The Sunshine Citrus: Meet Yuzu
If miso provides the earthy depth, yuzu brings the brilliant, aromatic high notes. Native to East Asia, yuzu is a citrus fruit that looks like a small, bumpy grapefruit. Its flavor is entirely unique—a vibrant, floral explosion that tastes like a mashup of tart grapefruit, fragrant mandarin orange, and a hint of lemon. It’s less about sharp acidity and more about an intoxicating floral aroma.
Fresh yuzu fruit is extremely rare and expensive in the United States due to import restrictions. However, its power is readily available in other forms. Bottled yuzu juice is the most common, offering a concentrated burst of that signature flavor. You might also find yuzu kosho, a fiery, fragrant paste made from yuzu zest, chili peppers, and salt. It’s an incredible condiment that can be dabbed on grilled meats, whisked into noodle broths, or mixed with mayonnaise for a zesty dip.
Easy Ways to Use Yuzu at Home
Introducing yuzu into your kitchen is remarkably easy. A little goes a long way. Start by adding a splash of yuzu juice to sparkling water or a gin and tonic for an instant, sophisticated upgrade. It makes an incredible vinaigrette when combined with olive oil, a touch of honey, and salt. Drizzle it over seared scallops, grilled asparagus, or a simple piece of broiled fish to add a bright, clean finish that cuts through richness.
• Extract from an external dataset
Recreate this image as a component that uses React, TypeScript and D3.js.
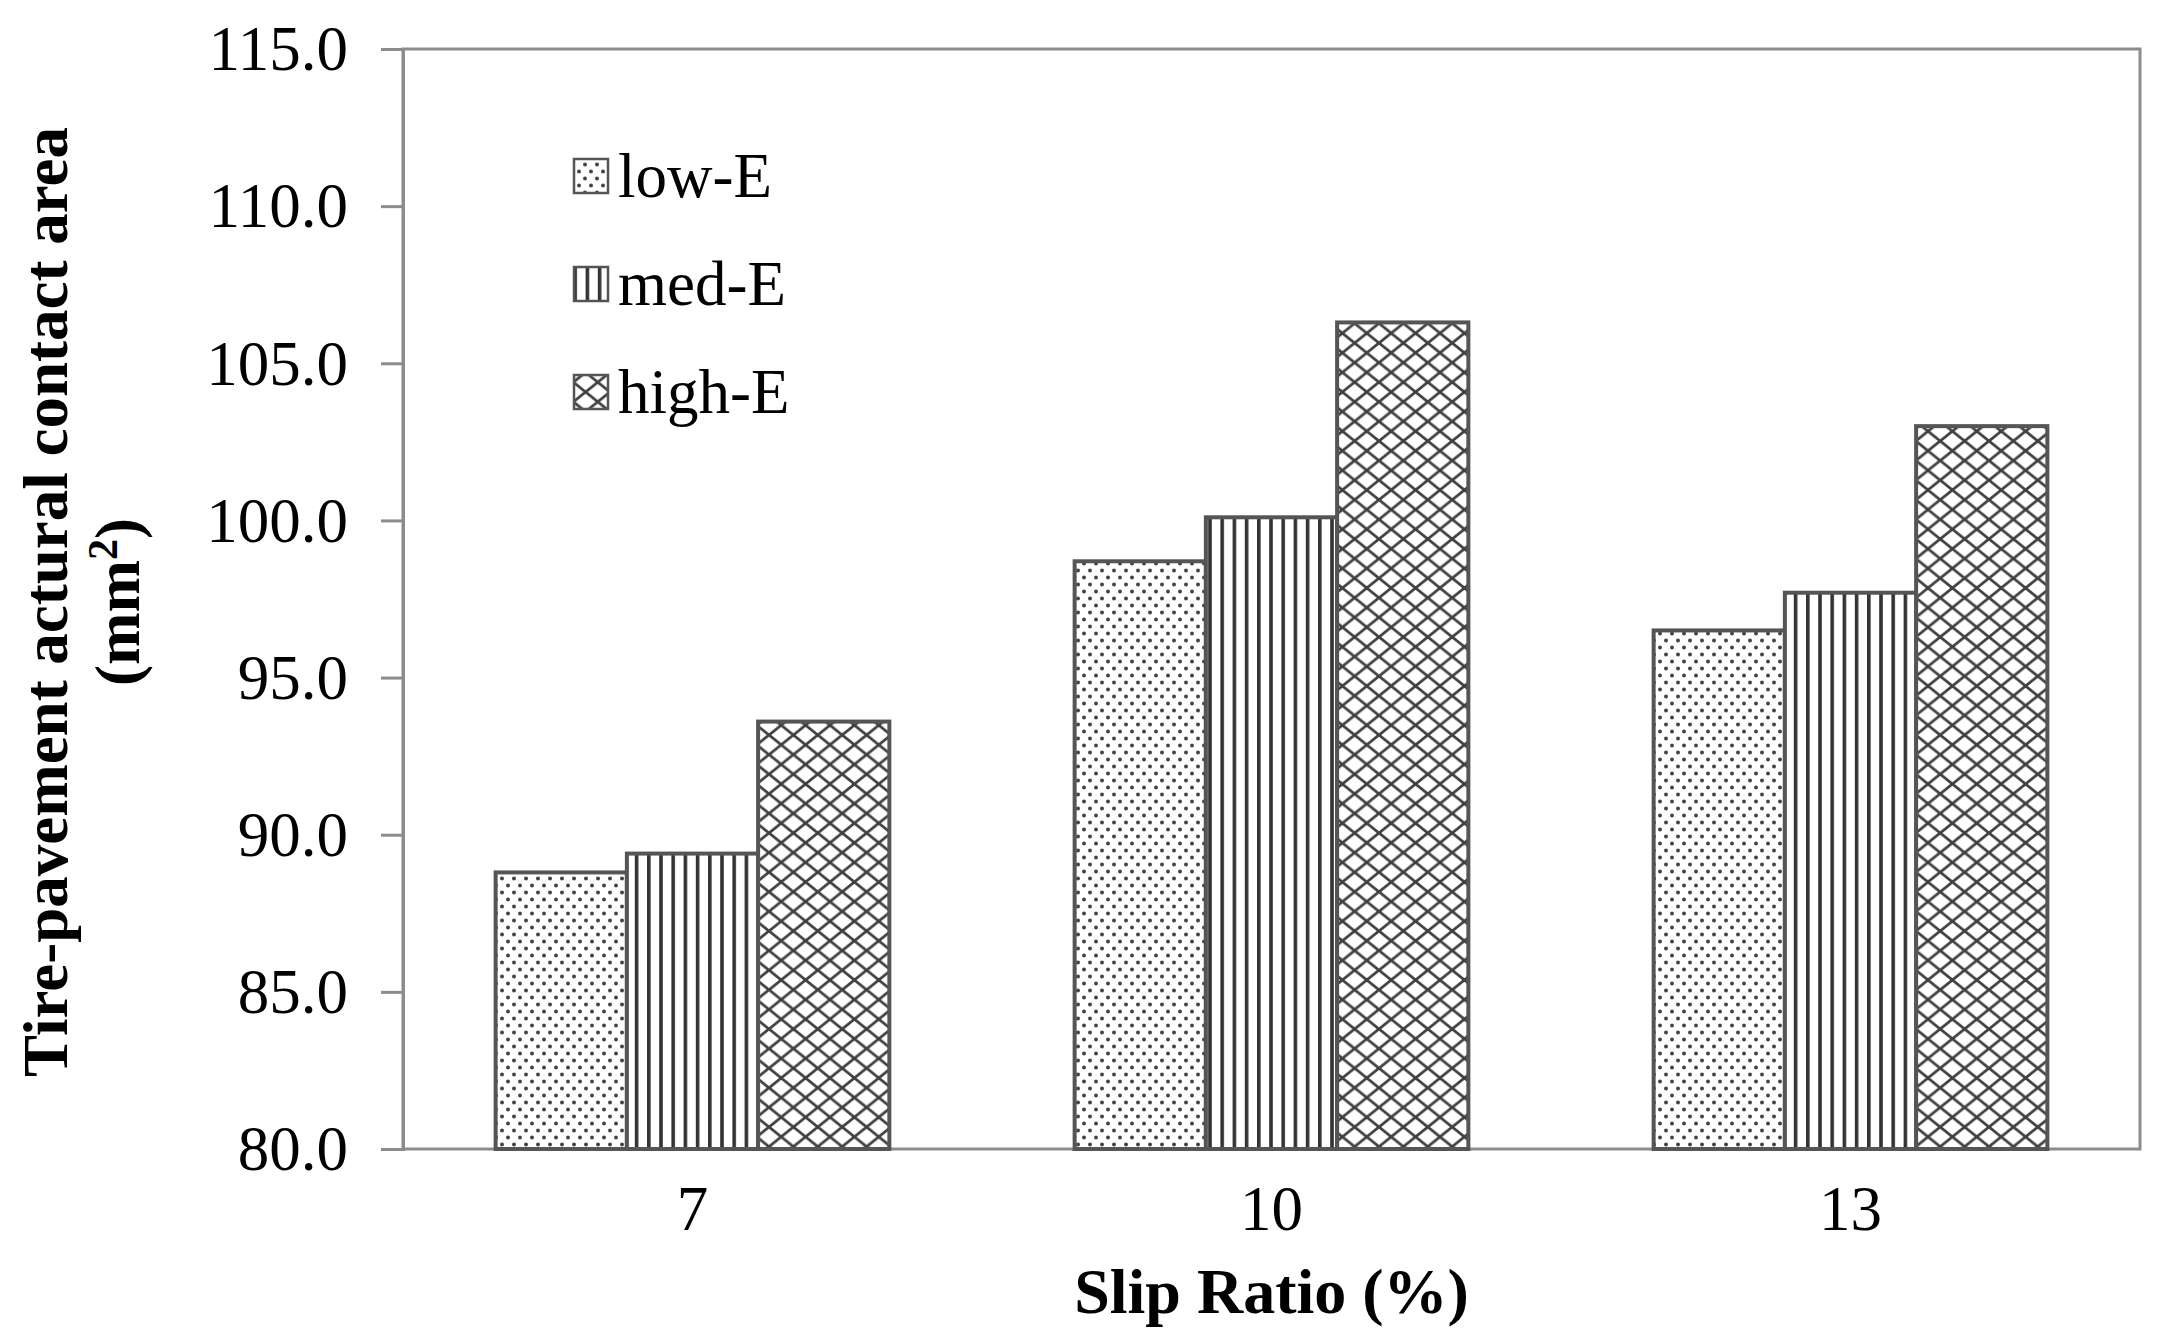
import React, { useRef, useEffect } from 'react'
import * as d3 from 'd3'

const categories = ['7', '10', '13']
const seriesNames = ['low-E', 'med-E', 'high-E']
const lowE = [88.8, 98.7, 96.5]
const medE = [89.4, 100.1, 97.7]
const highE = [93.6, 106.3, 103.0]
const yTicks = [80, 85, 90, 95, 100, 105, 110, 115]

const W = 2161
const H = 1342
const FONT = "'Liberation Serif', 'Times New Roman', serif"

const App: React.FC = () => {
  const svgRef = useRef<SVGSVGElement>(null)

  useEffect(() => {
    const margin = { top: 49, right: W - 2140, bottom: H - 1149, left: 403 }
    const innerW = W - margin.left - margin.right
    const innerH = H - margin.top - margin.bottom
    const values = [lowE, medE, highE]
    const patternIds = ['pat-dots', 'pat-vert', 'pat-cross']

    const x0 = d3.scaleBand<string>().domain(categories).range([0, innerW])
    const groupW = x0.bandwidth() * 0.68
    const x1 = d3.scaleBand<string>().domain(seriesNames).range([0, groupW])
    const y = d3.scaleLinear().domain([80, 115]).range([innerH, 0])

    const svg = d3.select(svgRef.current!)
    svg.selectAll('*').remove()

    // fill patterns
    const defs = svg.append('defs')
    const dots = defs
      .append('pattern')
      .attr('id', 'pat-dots')
      .attr('patternUnits', 'userSpaceOnUse')
      .attr('width', 12)
      .attr('height', 14)
    dots.append('rect').attr('width', 12).attr('height', 14).attr('fill', 'white')
    dots.append('circle').attr('cx', 3).attr('cy', 3.5).attr('r', 2).attr('fill', '#444')
    dots.append('circle').attr('cx', 9).attr('cy', 10.5).attr('r', 2).attr('fill', '#444')

    const vert = defs
      .append('pattern')
      .attr('id', 'pat-vert')
      .attr('patternUnits', 'userSpaceOnUse')
      .attr('width', 12.2)
      .attr('height', 10)
    vert.append('rect').attr('width', 12.2).attr('height', 10).attr('fill', 'white')
    vert.append('rect').attr('x', 0).attr('width', 3.6).attr('height', 10).attr('fill', '#333')

    const cw = 24.4
    const ch = 19.6
    const cross = defs
      .append('pattern')
      .attr('id', 'pat-cross')
      .attr('patternUnits', 'userSpaceOnUse')
      .attr('width', cw)
      .attr('height', ch)
    cross.append('rect').attr('width', cw).attr('height', ch).attr('fill', 'white')
    cross
      .append('path')
      .attr('d', `M0,0L${cw},${ch}M${cw},0L0,${ch}M${-cw / 2},${ch / 2}L0,${ch}M${cw},0L${cw * 1.5},${ch / 2}`)
      .attr('stroke', '#404040')
      .attr('stroke-width', 2.8)
      .attr('fill', 'none')

    const g = svg.append('g').attr('transform', `translate(${margin.left},${margin.top})`)

    // plot border + axes
    g.append('rect')
      .attr('width', innerW)
      .attr('height', innerH)
      .attr('fill', 'none')
      .attr('stroke', '#8c8c8c')
      .attr('stroke-width', 3)

    const yAxis = g.append('g').call(
      d3
        .axisLeft(y)
        .tickValues(yTicks)
        .tickSize(22)
        .tickPadding(33)
        .tickFormat(d3.format('.1f') as any)
    )
    yAxis.select('.domain').attr('stroke', '#8c8c8c').attr('stroke-width', 3)
    yAxis.selectAll('.tick line').attr('stroke', '#8c8c8c').attr('stroke-width', 3)
    yAxis
      .selectAll('.tick text')
      .attr('dy', '0.33em')
      .style('font-family', FONT)
      .style('font-size', '63px')
      .attr('fill', 'black')

    // bars
    categories.forEach((c, i) => {
      const gx = x0(c)! + (x0.bandwidth() - groupW) / 2
      seriesNames.forEach((s, j) => {
        const v = values[j][i]
        g.append('rect')
          .attr('x', gx + x1(s)!)
          .attr('y', y(v))
          .attr('width', x1.bandwidth())
          .attr('height', innerH - y(v))
          .attr('fill', `url(#${patternIds[j]})`)
          .attr('stroke', '#555')
          .attr('stroke-width', 4)
      })
    })

    // x tick labels
    g.append('g')
      .attr('transform', `translate(0,${innerH})`)
      .selectAll('text')
      .data(categories)
      .join('text')
      .attr('x', (d) => x0(d)! + x0.bandwidth() / 2)
      .attr('y', 81)
      .attr('text-anchor', 'middle')
      .style('font-family', FONT)
      .style('font-size', '63px')
      .text((d) => d)

    // axis titles
    svg
      .append('text')
      .attr('x', margin.left + innerW / 2)
      .attr('y', 1313)
      .attr('text-anchor', 'middle')
      .style('font-family', FONT)
      .style('font-size', '64px')
      .style('font-weight', 'bold')
      .text('Slip Ratio (%)')

    const yt = svg
      .append('text')
      .attr('transform', 'translate(67,602) rotate(-90)')
      .attr('text-anchor', 'middle')
      .style('font-family', FONT)
      .style('font-size', '63px')
      .style('font-weight', 'bold')
    yt.append('tspan').attr('x', 0).attr('y', 0).text('Tire-pavement actural contact area')
    const l2 = yt.append('tspan').attr('x', 0).attr('y', 72)
    l2.append('tspan').text('(mm')
    l2.append('tspan').attr('dy', -22).style('font-size', '42px').text('2')
    l2.append('tspan').attr('dy', 22).text(')')

    // legend
    const legend = svg.append('g')
    seriesNames.forEach((s, j) => {
      const cy = 176 + j * 108
      legend
        .append('rect')
        .attr('x', 574)
        .attr('y', cy - 17)
        .attr('width', 34)
        .attr('height', 34)
        .attr('fill', `url(#${patternIds[j]})`)
        .attr('stroke', '#555')
        .attr('stroke-width', 2.5)
      legend
        .append('text')
        .attr('x', 618)
        .attr('y', cy + 21)
        .style('font-family', FONT)
        .style('font-size', '63px')
        .text(s)
    })
  }, [])

  return (
    <svg
      ref={svgRef}
      width={W}
      height={H}
      style={{ position: 'absolute', left: 0, top: 0, background: 'white' }}
    />
  )
}

export default App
In desserts, yuzu’s floral notes shine. Use the juice to make a simple syrup for cocktails or to pour over a pound cake. It can be used to make a stunning curd for tarts or as a flavor base for sorbet. Just a few drops can elevate a simple dish from mundane to memorable, giving it a professional, chef-inspired touch without any complex techniques.
Why These Flavors Are Everywhere Now
The rise of miso and yuzu isn’t a random fluke. It’s part of a larger trend where American home cooks are becoming more adventurous, seeking out authentic, complex flavors that are easy to use. Thanks to a more globalized food media, wider availability in mainstream supermarkets like Trader Joe's and Whole Foods, and the influence of chefs who have championed these ingredients for years, what was once a specialty item is now a pantry-friendly tool.
These ingredients offer a shortcut to depth. A single spoonful of miso or a splash of yuzu can add a layer of flavor that would otherwise take hours of simmering or complex sauce-making to achieve. They allow us to travel with our taste buds, bringing a touch of Tokyo’s elegance or a Kyoto garden’s fragrance right into our own kitchens.